Французские ученые Эдуард Леруа и Пьер Тейяр де Шарден, развивая концепцию В. Вернадского, предположили, что человеческое сознание с момента своего существования формирует сферу, которая в какой-то форме существует и как специфическая «мыслящая» оболочка Земли. Она представляет собой нечто вроде опоясывающего всю планету информационного потока сведений, знаний и несет в себе проявления психического, духовного порядка. Эта оболочка как бы наложена на биосферу (область распространения жизни на Земле), но не слита с ней и оказывает на нее преобразующее воздействие. Если верить результатам многих исследований, посвященных человеческому сознанию и психике, то человек все время излучает мысленную энергию, наполняющую собой ноосферу. Вот она-то может преобразовывать не только геологические процессы всей Земли, но и как-то передаваться отдельному человеку. Что и как она может передать? Не знаю. Не буду утомлять читателя тонкостями теории ноосферы, тем более что далеко не все ученые разделяют ее. Я хочу только сказать о том, что достаточно много людей в своей жизни сталкивались с необъяснимыми явлениями. То они без всяких материальных механизмов узнавали о каких-то важных событиях, связанных с близкими людьми (о смерти, несчастье), то что-то толкало их уйти от выбора опасного для них решения, то вспоминали что-то, чего, казалось бы, никогда не было в их жизни, и т. д. Случился и со мной один весьма таинственный эпизод.
Как-то мы всей семьей путешествовали по Италии. Заехали, естественно, в Венецию. Конец июля, жара немыслимая, туристов столько, что идешь по узким улицам как в московском метро в часы пик. Все пребывание в городе – не более трех-четырех часов. В результате никакого представления о Венеции у меня не сложилось, а мне очень хотелось почувствовать ее ауру, понять, чем же она привлекает к себе такое количество художников, поэтов со всего мира. Я и решил поехать в город на целый день, и главное – поехать один. И вот не спеша брожу по Венеции, далеко ухожу от туристских троп. Обшарпанные дома, дворы-колодцы, редкие магазинчики, мало людей. Вышел на крошечную площадь. Посреди нее дерево, под ним скамейка, на которой сидит одинокий старик. Я присел рядом отдохнуть. Изредка мимо проходят такие же старички и старушки, что и мой сосед. Разговорился с ним.
– Я смотрю, они все здороваются с вами.
– Конечно, это же соседи, мы почти все знаем друг друга.
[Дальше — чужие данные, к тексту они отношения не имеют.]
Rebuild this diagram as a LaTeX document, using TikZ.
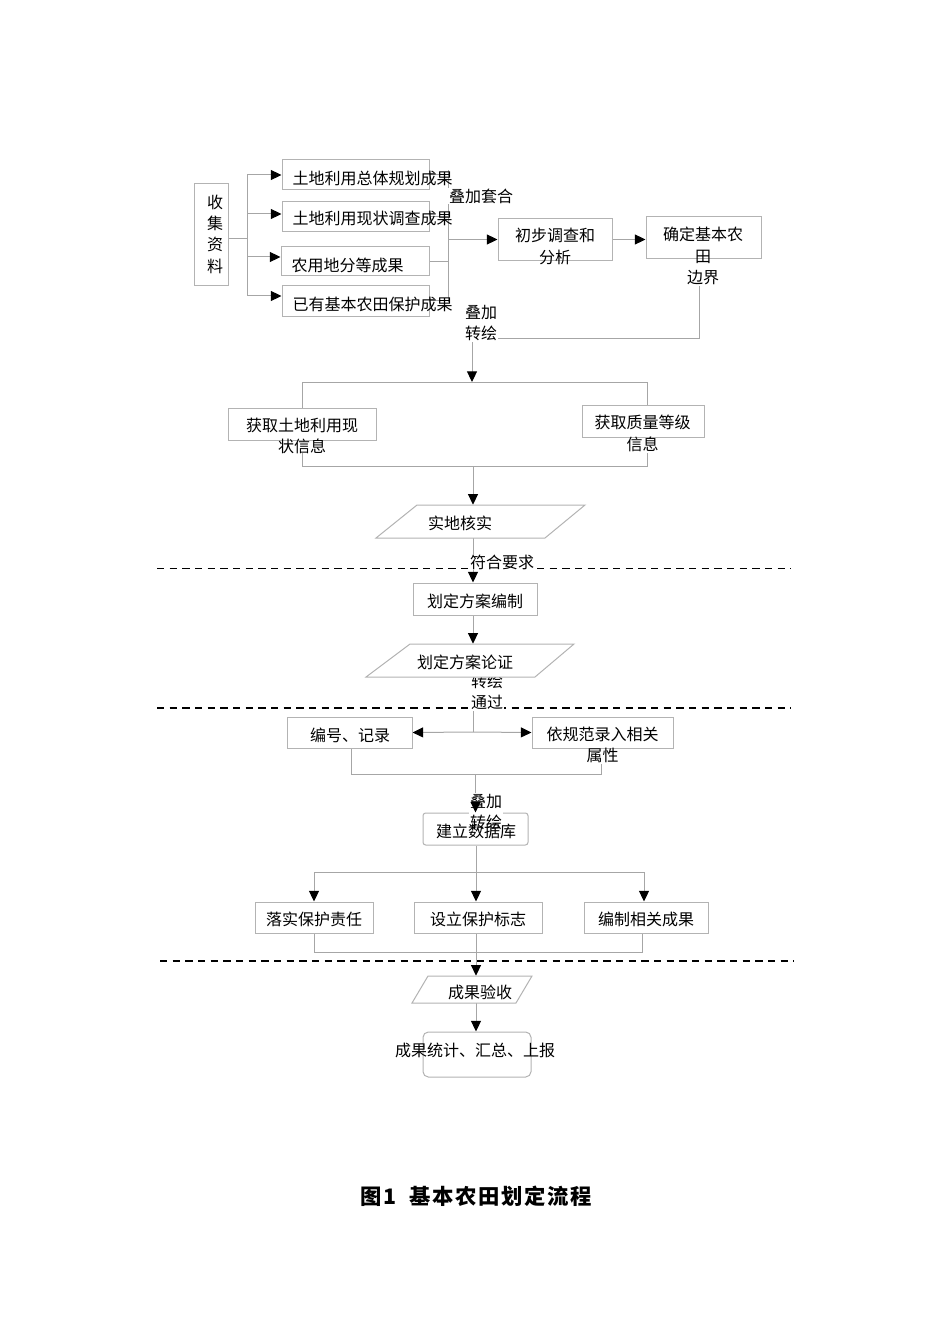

– А почему совсем нет молодых людей?
– А что им в Венеции делать? Здесь же им плохо жить. Нет развлекательных «примочек» для них – ночных клубов, всяких тусовок. Нет возможности кататься на велосипедах, мопедах и вообще заниматься спортом. Но, главное, конечно, не это – нет достойной работы. Только в сфере обслуживания туристов, но она уже давно переполнена другими. Да и не все в нее хотят. Вот и бежит молодежь из Венеции, одни старики остаются.
– Да и туристы досаждают?
– Да. Нет от них спасения даже у нас, вдалеке от центра. Видите, некоторые даже бумажки повесили на дверь: «Частная квартира, здесь живут люди».
Так проговорили мы с ним около часа. А теперь главное. Я ни слова не знал по-итальянски, он совсем не знал русского языка! Как же мы понимали друг друга?! Разговор этот я не мог просто спроецировать в своей голове – слишком же он был специфичен, долог и касался совершенно неизвестных мне проблем. Но он же состоялся, и я запомнил его! Тут впору даже атеисту вспомнить слова апостола Павла: «Пути Господни неисповедимы». Но хватит о сверхъестественном, непознаваемом, вернемся к материальным реалиям жизни. А жизнь после подавления августовского путча продолжалась. Но уже в совершенно другой России.
И здесь мне хочется без особого рассуждения, без попыток научного анализа очень коротко высказать свое суждение о том, что же произошло после того, как бесславно закончилась попытка отстранить от власти М. Горбачева. Лично я глубоко убежден в том, что, воспользовавшись путчем, определенные силы захватили власть. Без всяких революционных действий, без гражданской войны, без плебисцита. Разогнали ЦК КПСС, скинули памятники, поставили своих людей на ключевые должности, «отменили» социализм и стали строить капитализм, причем образца конца девятнадцатого века.